"FOR ALLEN—WITH ALL LOVE": PRESENTATION/ASSOCIATION COPY OF PIECES, WARMLY INSCRIBED BY ROBERT CREELEY TO ALLEN GINSBURG, WITH ALLEN GINSBERG'S OWNER SIGNATURE
(GINSBERG, Allen) CREELEY, Robert. Pieces. New York: Charles Scribner's Sons, (1969). Octavo, original yellow cloth, original dust jacket.
Second edition, presentation copy, warmly inscribed by Robert Creeley to Allen Ginsberg: "for Allen—with all love. Bob," and with Allen Ginsberg's dated owner signature.

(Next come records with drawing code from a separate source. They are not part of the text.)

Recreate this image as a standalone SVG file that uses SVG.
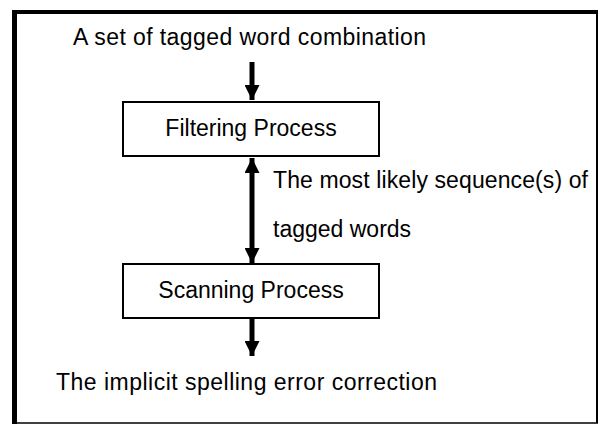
<svg xmlns="http://www.w3.org/2000/svg" width="603" height="425" viewBox="0 0 603 425">
<defs>
<marker id="ah" viewBox="0 0 10 10" refX="10" refY="5" markerWidth="3" markerHeight="3" orient="auto-start-reverse" markerUnits="strokeWidth">
<path d="M0,0 L10,5 L0,10 Z" fill="#000"/>
</marker>
<style>
text{font-family:"Liberation Sans",Arial,sans-serif;font-size:23px;fill:#000}
.box{fill:#fff;stroke:#000;stroke-width:2}
.conn{stroke:#000;stroke-width:5;fill:none}
</style>
</defs>
<rect width="603" height="425" fill="#fff"/>
<g id="frame">
<line x1="12" y1="12" x2="598" y2="12" stroke="#000" stroke-width="4"/>
<line x1="14.5" y1="10" x2="14.5" y2="424" stroke="#000" stroke-width="5"/>
<line x1="597" y1="11" x2="597" y2="423" stroke="#000" stroke-width="2"/>
<line x1="12" y1="423" x2="598" y2="423" stroke="#000" stroke-width="1.5"/>
</g>
<g id="connectors">
<line class="conn" x1="252" y1="62" x2="252" y2="100" marker-end="url(#ah)"/>
<line class="conn" x1="252" y1="158" x2="252" y2="263" marker-start="url(#ah)" marker-end="url(#ah)"/>
<line class="conn" x1="252" y1="318" x2="252" y2="356" marker-end="url(#ah)"/>
</g>
<g id="input">
<text x="73" y="45" textLength="353">A set of tagged word combination</text>
</g>
<g id="filtering">
<rect class="box" x="123" y="102" width="256" height="54"/>
<text x="251" y="136" text-anchor="middle">Filtering Process</text>
</g>
<g id="label">
<text x="273" y="188" textLength="315">The most likely sequence(s) of</text>
<text x="273" y="237">tagged words</text>
</g>
<g id="scanning">
<rect class="box" x="123" y="264" width="256" height="54"/>
<text x="251" y="298" text-anchor="middle">Scanning Process</text>
</g>
<g id="output">
<text x="56" y="390" textLength="381">The implicit spelling error correction</text>
</g>
</svg>
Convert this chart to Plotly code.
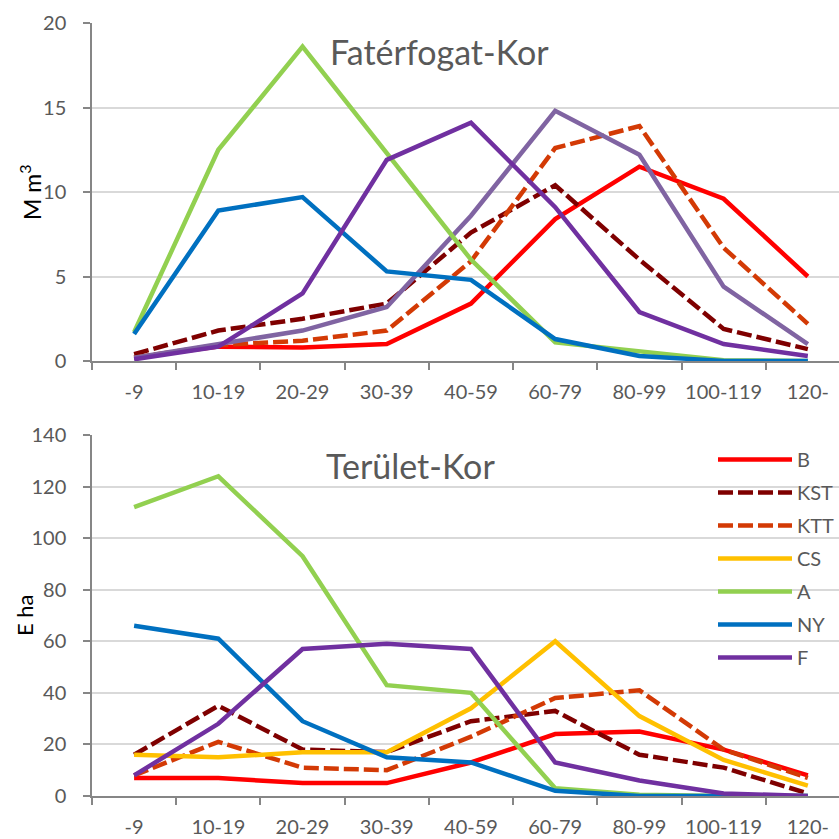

Among the Beat poets, Robert Creeley was known for his in-depth understanding of poetic meter and his taste for innovation. "His third book of poetry, Pieces (1969), took another radical turn by exploring the language of everydayness in a more playful manner" (ANB). Stephanie Burt in the London Review of Books noted that Pieces was the first of Creeley's works to "recall drug culture, more important to the arts in those years than to poetry in English before or since," but also praised Creeley's ability to capture the conventional in unconventional ways, memorably and minimalistically. "At the time of his death in 2005, Robert Creeley was widely recognized as one of the most important and influential American poets of the 20th century" (Poetry Foundation). Published the year prior by Black Sparrow Press in an edition of only 426 copies, with most of the edition signed and numbered (approximately 276 copies). This copy is inscribed by Creeley to Allen Ginsberg and bears Ginsberg's dated owner signature. Robert Creeley was already an accomplished poet and author when he met Allen Ginsberg. During the early 1950s, he had even been a professor at Black Mountain College. However, the closure of the college led him to set out for San Francisco "where he felt an instant affinity with the Beat writers Allen Ginsberg and Jack Kerouac" (ANB). When Creeley left to teach in Buffalo, he maintained his relationship with Ginsberg, even forging a lengthy correspondence with him that began with letters and continued through the fax and email eras. In an interview, Ginsberg mentioned his friend, remarking, "Creeley. Each syllable is a thought. That's a good way of [describing it], actually. That's an aphorism for Creeley—'One thought per syllable' (in the sense that each syllable seems to be like a new thought)—opposite from my kind of writing… [A] painter works with pigment, his particular pigment, [Creeley's] particular pigment is a syllable, whereas mine would be phrasing or cadence." When asked about each other, the men had only good things to say. According to Ginsberg, "Robert Creeley has created a noble life body of poetry that extends the work of his predecessors Pound, Williams, Zukofsky and Olson and provides like them a method for his successors in exploring our new American poetic consciousness." Creeley was just as complimentary to Ginsberg, stating, "The heroism of Allen Ginsberg in the 'fifties cannot be overemphasized."